Best Animal Pair
A few days ago, I read an article written by The New York Times. The article was about an ocelot and an opposum, who are usually predator and prey, caught on camera, seen walking together in the Amazon rainforest. This shocked and confused the scientists doing the study. Why would the ocelot be walking with its potential meal? They made several theories on why this would be. Perhaps they were working together to catch lesser prey. Maybe the ocelot was stalking the opposum?
Well, I believe those theories are wrong. I’m not a scientist, and I know nothing about hunting except for the time my cat caught a fly, two mice, and three cockroaches. But there was one theory the scientists hadn’t thought of: unanticipated alliance. In books, it’s always the bully and the bullied that make friends, so who’s to say animals can’t do the same? Maybe they’re besties, and they just wanted to take a late-night walk. Maybe they’re a pair, and we just haven’t found out yet.
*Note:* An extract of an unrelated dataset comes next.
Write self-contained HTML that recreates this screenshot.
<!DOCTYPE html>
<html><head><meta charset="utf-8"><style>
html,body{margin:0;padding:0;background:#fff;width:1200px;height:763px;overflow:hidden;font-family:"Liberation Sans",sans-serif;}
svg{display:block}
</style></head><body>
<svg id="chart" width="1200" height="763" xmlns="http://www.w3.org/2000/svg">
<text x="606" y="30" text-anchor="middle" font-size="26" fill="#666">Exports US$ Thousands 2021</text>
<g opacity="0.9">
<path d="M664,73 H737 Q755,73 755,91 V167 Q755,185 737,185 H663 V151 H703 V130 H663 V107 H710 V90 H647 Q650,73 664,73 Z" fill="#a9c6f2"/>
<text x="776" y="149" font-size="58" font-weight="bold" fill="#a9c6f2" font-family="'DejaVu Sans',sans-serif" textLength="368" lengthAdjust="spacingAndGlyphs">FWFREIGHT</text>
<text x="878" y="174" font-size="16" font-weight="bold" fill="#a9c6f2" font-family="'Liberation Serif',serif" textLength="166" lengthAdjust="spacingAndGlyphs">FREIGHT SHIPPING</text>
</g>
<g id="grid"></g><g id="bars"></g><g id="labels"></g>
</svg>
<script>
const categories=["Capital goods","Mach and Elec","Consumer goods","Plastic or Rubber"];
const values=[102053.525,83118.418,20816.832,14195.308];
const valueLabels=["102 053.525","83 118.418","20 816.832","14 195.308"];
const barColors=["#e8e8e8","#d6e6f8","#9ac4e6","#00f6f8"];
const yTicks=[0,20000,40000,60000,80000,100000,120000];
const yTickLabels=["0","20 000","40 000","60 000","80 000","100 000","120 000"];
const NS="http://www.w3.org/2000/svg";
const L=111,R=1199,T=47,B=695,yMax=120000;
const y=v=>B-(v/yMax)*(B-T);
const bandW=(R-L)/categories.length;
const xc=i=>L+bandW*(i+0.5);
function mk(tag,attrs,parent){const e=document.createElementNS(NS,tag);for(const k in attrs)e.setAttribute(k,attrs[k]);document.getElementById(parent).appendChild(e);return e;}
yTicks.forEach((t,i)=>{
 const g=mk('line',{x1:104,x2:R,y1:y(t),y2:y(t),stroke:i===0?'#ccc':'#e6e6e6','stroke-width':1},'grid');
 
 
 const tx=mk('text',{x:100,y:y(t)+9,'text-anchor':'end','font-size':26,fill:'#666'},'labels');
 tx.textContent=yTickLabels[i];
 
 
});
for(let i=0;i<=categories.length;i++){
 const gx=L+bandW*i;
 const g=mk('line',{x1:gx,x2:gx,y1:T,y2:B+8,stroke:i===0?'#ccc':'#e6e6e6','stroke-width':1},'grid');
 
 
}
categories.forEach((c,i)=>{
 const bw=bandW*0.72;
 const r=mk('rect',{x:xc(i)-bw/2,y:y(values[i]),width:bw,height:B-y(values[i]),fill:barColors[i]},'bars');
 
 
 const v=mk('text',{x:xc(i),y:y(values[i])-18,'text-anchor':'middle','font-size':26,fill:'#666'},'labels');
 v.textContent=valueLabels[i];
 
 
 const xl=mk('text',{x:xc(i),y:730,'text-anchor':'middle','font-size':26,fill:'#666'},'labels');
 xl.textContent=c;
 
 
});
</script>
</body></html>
Talking about pairs, there is one animal pair that is so unexpected that the first time I read it, I thought it was a joke. Okay, ready? Picture this in your mind:
A large, sleek shark swims through the dark, cold waters of the Pacific Ocean. Fish and other smaller marine creatures leave a wide berth around the creature, aware of the power that courses beneath the curved body.
And then there’s the little suckerfish, a little guy with an eternally open and round mouth. When one looks at the suckerfish from the bottom, its gaping mouth makes it look like it’s screaming. It latches onto the shark’s back happily, sucking away the parasites and food it finds.
The shark doesn’t eat the little guy. Rather, while the suckerfish is still attached to its body, it goes about its daily business. The shark could very easily kill the suckerfish, and yet, it doesn’t. I think that’s very cute, don’t you?